# Virtual pumpkin carving. LOL



## HibLaGrande (Aug 6, 2005)

This was kinda Funny

http://www.liquidgeneration.com/sabotage/pumpkin_carve.asp


----------



## Wolfman (Apr 15, 2004)

Good one. I jumped, I admit it.


----------



## RikkiFin (Sep 8, 2005)

LOVED IT!.....too funny


----------



## brandywine1974 (Sep 10, 2005)

LMAO! Scared the pumpkin guts out me! Thanks, I needed that!


----------



## ClusterOne (Feb 8, 2004)

That was awesome...heehee....anybody have any more like that? there was a great one a couple years back, it was a pic of a old kitchen, telling you to look out the window to see the ghost, then WHAM!! I loved that one, cant find it anymore though, my wife still hits me when I mention it!


----------



## Rich B (Sep 23, 2005)

ClusterOne said:


> That was awesome...heehee....anybody have any more like that? there was a great one a couple years back, it was a pic of a old kitchen, telling you to look out the window to see the ghost, then WHAM!! I loved that one, cant find it anymore though, my wife still hits me when I mention it!

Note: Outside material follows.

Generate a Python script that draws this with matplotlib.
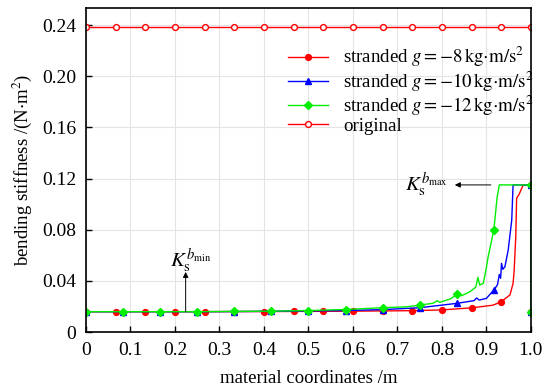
import numpy as np
import matplotlib
matplotlib.use("Agg")
import matplotlib.pyplot as plt

plt.rcParams['font.family'] = ['Liberation Serif', 'DejaVu Serif']
plt.rcParams['mathtext.fontset'] = 'stix'
plt.rcParams['font.size'] = 13

# material coordinate samples and bending stiffness for each case
x_orig = [i / 15 for i in range(16)]
k_orig = [0.2387] * 16

x_g8 = [0, 1/15, 2/15, 3/15, 4/15, 5/15, 6/15, 7/15, 8/15, 9/15, 10/15, 11/15, 12/15, 13/15,
        0.915, 14/15, 0.953, 0.960, 0.9625, 0.966, 0.968, 0.974, 0.979, 0.983, 1.0, 1.0]
k_g8 = [0.0159, 0.0159, 0.0159, 0.0159, 0.0159, 0.0160, 0.0160, 0.0161, 0.0162, 0.0163, 0.0165,
        0.0167, 0.0173, 0.0189, 0.0210, 0.0237, 0.0290, 0.0380, 0.0485, 0.0745, 0.1045, 0.1080,
        0.1120, 0.1150, 0.1150, 0.0159]
x_g10 = [0, 1/12, 2/12, 3/12, 4/12, 5/12, 6/12, 7/12, 8/12, 9/12, 10/12, 0.872, 0.878, 0.884,
         0.900, 11/12, 0.925, 0.929, 0.932, 0.934, 0.937, 0.9416, 0.949, 0.957, 0.960, 1.0, 1.0]
k_g10 = [0.0159, 0.0159, 0.0159, 0.0159, 0.0160, 0.0162, 0.0165, 0.0168, 0.0175, 0.0190, 0.0224,
         0.0245, 0.0266, 0.0250, 0.0263, 0.0328, 0.0370, 0.0450, 0.0420, 0.0537, 0.0490, 0.0510,
         0.0640, 0.0876, 0.1150, 0.1150, 0.0159]
x_g12 = [0, 1/12, 2/12, 3/12, 4/12, 5/12, 6/12, 7/12, 8/12, 0.72, 9/12, 0.78, 0.79, 0.795, 0.82,
         10/12, 0.845, 0.863, 0.876, 0.881, 0.885, 0.893, 0.899, 0.904, 0.912, 11/12, 0.924, 0.929,
         1.0, 1.0]
k_g12 = [0.0159, 0.0159, 0.0159, 0.0159, 0.0161, 0.0163, 0.0168, 0.0176, 0.0190, 0.0197, 0.0210,
         0.0225, 0.0245, 0.0232, 0.0260, 0.0295, 0.0285, 0.0315, 0.0350, 0.0427, 0.0367, 0.0380,
         0.0485, 0.0589, 0.0720, 0.0795, 0.1050, 0.1150, 0.1150, 0.0159]

k_min = 0.0159
k_max = 0.1150

x_ticks = [0, 0.1, 0.2, 0.3, 0.4, 0.5, 0.6, 0.7, 0.8, 0.9, 1.0]
x_ticklabels = ['0', '0.1', '0.2', '0.3', '0.4', '0.5', '0.6', '0.7', '0.8', '0.9', '1.0']
y_ticks = [0, 0.04, 0.08, 0.12, 0.16, 0.20, 0.24]
y_ticklabels = ['0', '0.04', '0.08', '0.12', '0.16', '0.20', '0.24']


def marks(xs, step):
    return [abs(v / step - round(v / step)) < 1e-6 for v in xs]


fig = plt.figure(figsize=(5.53, 3.92), dpi=100)
ax = fig.add_axes([0.1555, 0.153, 0.8045, 0.8266])

ax.plot(x_g8, k_g8, color='#ff0000', lw=1.0, marker='o', ms=4.2,
        markevery=marks(x_g8, 1/15), label=r'stranded $g=-8\,\mathrm{kg{\cdot}m/s^2}$')
ax.plot(x_g10, k_g10, color='#0000ff', lw=1.0, marker='^', ms=4.5,
        markevery=marks(x_g10, 1/12), label=r'stranded $g=-10\,\mathrm{kg{\cdot}m/s^2}$')
ax.plot(x_g12, k_g12, color='#00ee00', lw=1.0, marker='D', ms=4.0,
        markevery=marks(x_g12, 1/12), label=r'stranded $g=-12\,\mathrm{kg{\cdot}m/s^2}$')
ax.plot(x_orig, k_orig, color='#ff0000', lw=1.0, marker='o', ms=4.2, mfc='white',
        mew=1.0, label='original')

ax.set_xlim(0, 1.0)
ax.set_ylim(0, 0.2533)
ax.set_xticks(x_ticks)
ax.set_xticklabels(x_ticklabels)
ax.set_yticks(y_ticks)
ax.set_yticklabels(y_ticklabels)
ax.tick_params(direction='in', length=4, width=1, top=False, right=False, labelsize=14, pad=7)
ax.grid(True, color='#e4e4e4', lw=0.8)
ax.set_axisbelow(True)
for s in ax.spines.values():
    s.set_linewidth(1.2)

ax.set_xlabel('material coordinates /m', fontsize=13.5, labelpad=8)
ax.set_ylabel(r'bending stiffness /(N$\cdot$m$^2$)', fontsize=13.5, labelpad=6)

# limit annotations
ax.annotate('', xy=(0.224, 0.047), xytext=(0.224, k_min),
            arrowprops=dict(arrowstyle='-|>', color='black', lw=0.7, mutation_scale=8,
                            shrinkA=0, shrinkB=0))
ax.text(0.236, 0.0555, r'$K_\mathrm{s}^{b_\mathrm{min}}$', fontsize=15, ha='center', va='center')
ax.annotate('', xy=(0.829, k_max), xytext=(0.91, k_max),
            arrowprops=dict(arrowstyle='-|>', color='black', lw=0.7, mutation_scale=8,
                            shrinkA=0, shrinkB=0))
ax.text(0.765, k_max, r'$K_\mathrm{s}^{b_\mathrm{max}}$', fontsize=15, ha='center', va='center')

ax.legend(loc='upper left', bbox_to_anchor=(0.455, 0.886), frameon=False, borderpad=0,
          borderaxespad=0, handlelength=2.1, handletextpad=0.8, labelspacing=0.0,
          fontsize=13.6)

fig.savefig('out.png', dpi=100)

Was it this one? http://www.ripperd.com/ftp/admins/whatswrong.swf

or check out the great commercials on this site http://www.k-fee.com/index.php?id=42&type=10


----------



## TearyThunder (Aug 16, 2005)

Here's another one:

http://members.home.nl/saen/Special/zoeken.html

Can you find the 3 differences?


----------



## Johnny Thunder (Oct 7, 2004)

Nice! Those are cool.


----------



## brandywine1974 (Sep 10, 2005)

How can i still get scared when I know whats coming? Good grief! I am pathetic!


----------



## miketom (Oct 8, 2003)

LOL!!! Love it!!! Thanks! Got more?


----------



## ClusterOne (Feb 8, 2004)

Yeah, that was the one. Gets me every time!! Teehee, can't wait to show all those other ones to my wife, its worth getting smacked!!


----------